Cardinals running back Ryan Williams underwent a platelet-rich plasma injection in his ailing right knee about 10 days ago. Williams is just one of many athletes to receive such injections which are designed to send highly-concentrated platelets the part of blood that helps us heal to the injured area.

It works like this: The patient’s blood is drawn and then put through a centrifuge. That concentrates it down to 7-10 times the normal amount of platelets. The substance is then injected into the injured area. “It tricks the body into regenerating” said Dr. Luga Podesta an orthopedic surgeon at Kerlan-Jobe Orthopaedic Clinic in Los Angeles.

Dr. Podesta isn’t treating Williams but performs PRP regularly and has had success using it in athletes with elbow ligament tears Achilles injuries and patellar tendon tears.
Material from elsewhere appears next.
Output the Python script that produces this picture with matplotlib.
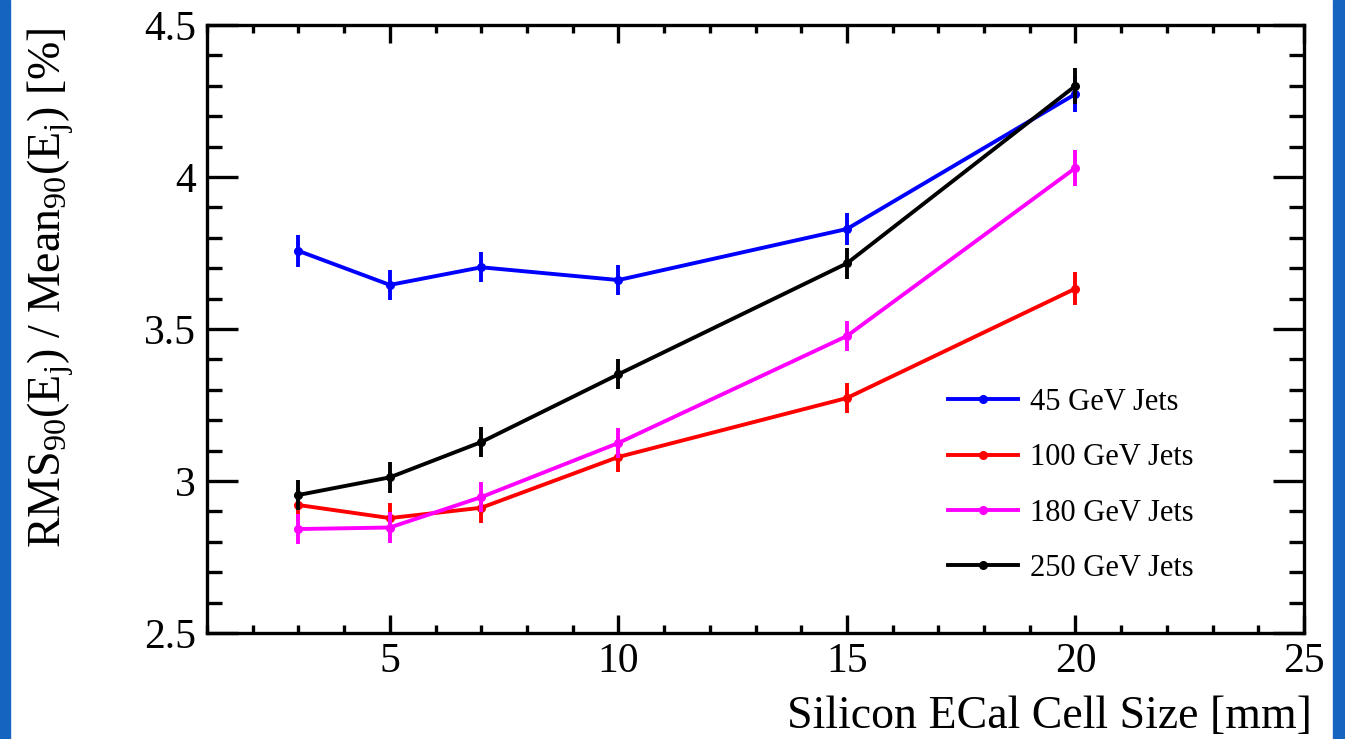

Williams suffered a patellar tendon tear nearly two years ago and his current knee problem is believed to be related.

“We’ve had great success with throwing athletes” Dr. Podesta said. “With high-grade partial tears we’ve been able to get 80 percent of them back in 12 weeks.”

So what’s the normal recovery time for patients who have undergone a PRP injection?

“Initially you want to limit the activity because you want the cells to grow” Dr. Podesta said. “In my experience for the first two weeks I let them do a minimal amount just range of motion and strengthening exercises using only their own weight.”